British The Guardian newspaper has referred to Armenian schoolboys engaged in robotics.
British The Guardian newspaper has referred to Armenian schoolboys engaged in robotics. The post reads:
The little robot makes odd beeps as it spins around the room, detecting fires with its thermal sensors and extinguishing flames with a strong blast of air.
Its mission accomplished, the beeps die down and the machine comes to an abrupt halt.
Rather than being the brainchild of experienced engineers in a hi-tech lab, the firefighter robot was designed by Armenian schoolboys Rafael and Sahak Sahakyan – brothers aged 18 and 14.
It is one of several inventions to come out of Armenia’s youth robotics programme, which aims to establish engineering groups in every school by 2019. Already there are 121 after-school clubs, catering for pupils between 12 and 18.
The government hopes the scheme will improve the quality of engineering education and encourage inventors of the future.
At the brothers’ school in Gyumri, one of the poorest cities in Armenia, more than 20 pupils gather after lessons every week to design and create robots.
“When I was little, every day my friends would go out after school to play football while I would go home and take apart electrical gadgets to find out how they worked,” says Rafael Sahakyan.

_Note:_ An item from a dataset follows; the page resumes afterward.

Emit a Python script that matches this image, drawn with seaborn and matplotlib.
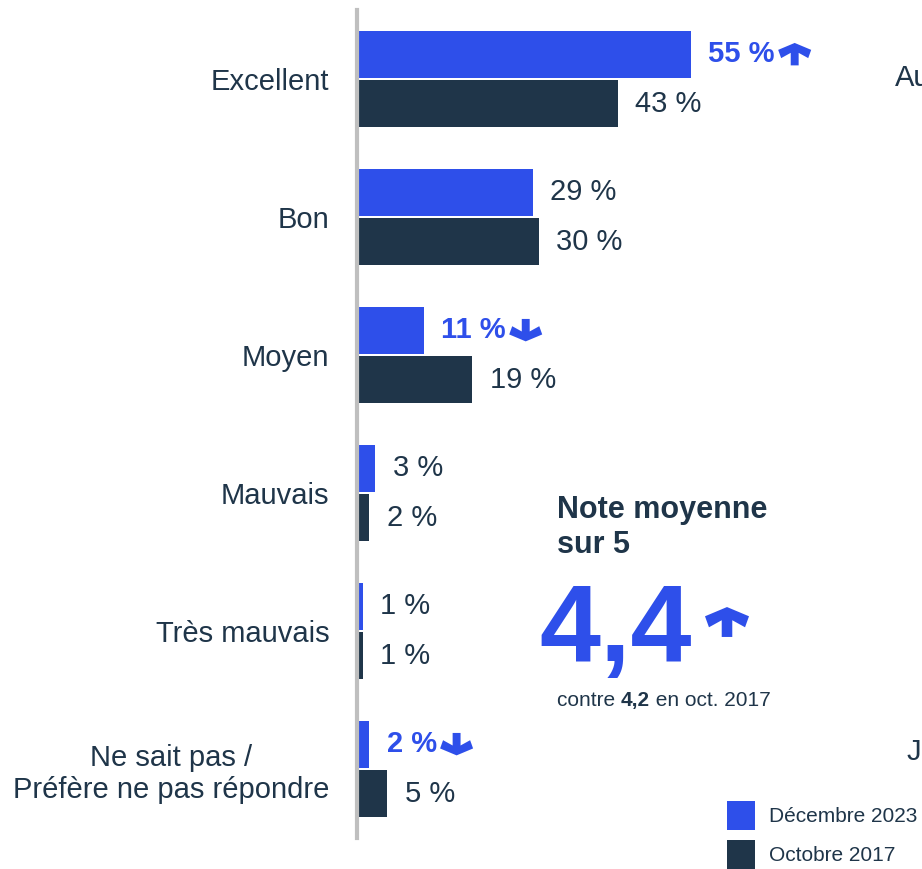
import matplotlib
matplotlib.use("Agg")
import matplotlib.pyplot as plt
import seaborn as sns
import pandas as pd
from matplotlib.offsetbox import DrawingArea, AnnotationBbox
from matplotlib.patches import Polygon

# ---------------- data ----------------
categories = ["Excellent", "Bon", "Moyen", "Mauvais", "Très mauvais",
              "Ne sait pas /\nPréfère ne pas répondre"]
series_names = ["Décembre 2023", "Octobre 2017"]
dec_2023 = [55, 29, 11, 3, 1, 2]
oct_2017 = [43, 30, 19, 2, 1, 5]
trend_2023 = ["up", None, "down", None, None, "down"]
avg_title = "Note moyenne\nsur 5"
avg_2023 = "4,4"
avg_2017 = "4,2"
avg_prefix = "contre "
avg_suffix = " en oct. 2017"
edge_texts = ["Au", "J"]

BLUE = "#2E4FEA"
NAVY = "#1F3549"
GREY = "#BFBFBF"

sns.set_theme(style="white")
plt.rcParams['font.family'] = ['Liberation Sans', 'DejaVu Sans']

W, H = 922, 869
fig = plt.figure(figsize=(W / 100, H / 100), dpi=100)
ax = fig.add_axes([357 / W, 1 - 838 / H, (W - 357) / W, 828 / H])

df = pd.DataFrame({
    "cat": categories * 2,
    "val": dec_2023 + oct_2017,
    "serie": [series_names[0]] * len(categories) + [series_names[1]] * len(categories),
})
sns.barplot(data=df, y="cat", x="val", hue="serie", palette=[BLUE, NAVY],
            orient="h", width=0.72, gap=0.06, saturation=1, linewidth=0,
            ax=ax, legend=True)

ax.set_xlim(0, (W - 357) / 6.07)
ax.set_ylim(len(categories) - 0.5, -0.5)
ax.set_xticks([])
ax.set_xlabel("")
ax.set_ylabel("")
ax.tick_params(axis="y", length=0, pad=20, labelsize=21, labelcolor=NAVY)
for lbl in ax.get_yticklabels():
    lbl.set_multialignment("center")
for s in ["top", "right", "bottom"]:
    ax.spines[s].set_visible(False)
ax.spines["left"].set_color(GREY)
ax.spines["left"].set_linewidth(3)

# arrow outline, normalised to width 1 (x centred at 0, y from 0 up)
ARROW_PTS = [(0, 0.68), (0.5, 0.47), (0.41, 0.22), (0.12, 0.38), (0.12, 0.0),
             (-0.12, 0.0), (-0.12, 0.38), (-0.41, 0.22), (-0.5, 0.47)]
ARROW_H = 0.68


def arrow_box(direction, width_px):
    w = width_px * 0.72  # points
    h = ARROW_H * w
    verts = []
    for x, y in ARROW_PTS:
        yy = y if direction == "up" else ARROW_H - y
        verts.append(((x + 0.5) * w, yy * w))
    da = DrawingArea(w, h, 0, 0)
    da.add_artist(Polygon(verts, closed=True, facecolor=BLUE, edgecolor="none"))
    return da


values = [dec_2023, oct_2017]
for si, cont in enumerate(ax.containers):
    for i, bar in enumerate(cont):
        v = values[si][i]
        hl = si == 0 and trend_2023[i] is not None
        txt = ax.annotate(f"{v} %",
                          xy=(bar.get_width(), bar.get_y() + bar.get_height() / 2),
                          xytext=(12.5, 0), textcoords="offset points",
                          va="center", ha="left", fontsize=21,
                          color=BLUE if hl else NAVY,
                          fontweight="bold" if hl else "normal",
                          annotation_clip=False)
        if hl:
            ab = AnnotationBbox(arrow_box(trend_2023[i], 33), (1, 0.5), xycoords=txt,
                                xybox=(2.5, 0), boxcoords="offset points",
                                box_alignment=(0, 0.5), frameon=False, pad=0,
                                annotation_clip=False)
            ax.add_artist(ab)

# legend
sns.move_legend(ax, "upper left", bbox_to_anchor=(727 / W, 1 - 801 / H),
                bbox_transform=fig.transFigure, frameon=False, title=None,
                fontsize=15, handlelength=1.35, handleheight=1.8,
                handletextpad=0.65, labelspacing=0.45, borderpad=0,
                borderaxespad=0, labelcolor=NAVY)


def px(x, y):
    return x / W, 1 - y / H


# average score block
fig.text(*px(557, 495), avg_title, fontsize=22, fontweight="bold", color=NAVY,
         va="top", ha="left", linespacing=1.22)
fig.text(*px(539, 661), avg_2023, fontsize=79, fontweight="bold", color=BLUE,
         va="baseline", ha="left")
big_arrow = AnnotationBbox(arrow_box("up", 44), (727, H - 622),
                           xycoords="figure pixels", box_alignment=(0.5, 0.5),
                           frameon=False, pad=0, annotation_clip=False)
fig.add_artist(big_arrow)
t1 = fig.text(*px(557, 706), avg_prefix, fontsize=15, color=NAVY,
              va="baseline", ha="left")
t2 = fig.text(0, 0, avg_2017, fontsize=15, color=NAVY, fontweight="bold",
              va="baseline", ha="left")
t3 = fig.text(0, 0, avg_suffix, fontsize=15, color=NAVY,
              va="baseline", ha="left")
fig.canvas.draw()
r = fig.canvas.get_renderer()
bb1 = t1.get_window_extent(r)
t2.set_position((bb1.x1 / W, t1.get_position()[1]))
fig.canvas.draw()
bb2 = t2.get_window_extent(r)
t3.set_position((bb2.x1 / W, t1.get_position()[1]))

# texts cut by the right edge, as in the source picture
fig.text(*px(895, 78), edge_texts[0], fontsize=21, color=NAVY, va="center", ha="left")
fig.text(*px(907, 752), edge_texts[1], fontsize=21, color=NAVY, va="center", ha="left")

fig.savefig("out.png", dpi=100)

His dedication bore fruit. The brothers’ invention will be entered into Armenia’s annual robotics contest, in which schoolchildren from across the country compete against each other.
Instructor Rafael Hekimyan said the project helps children develop independent thinking and will breed a new generation of engineers.
“For a country like Armenia which does not have great natural resources, information technology is a good opportunity to develop the economy,” he said.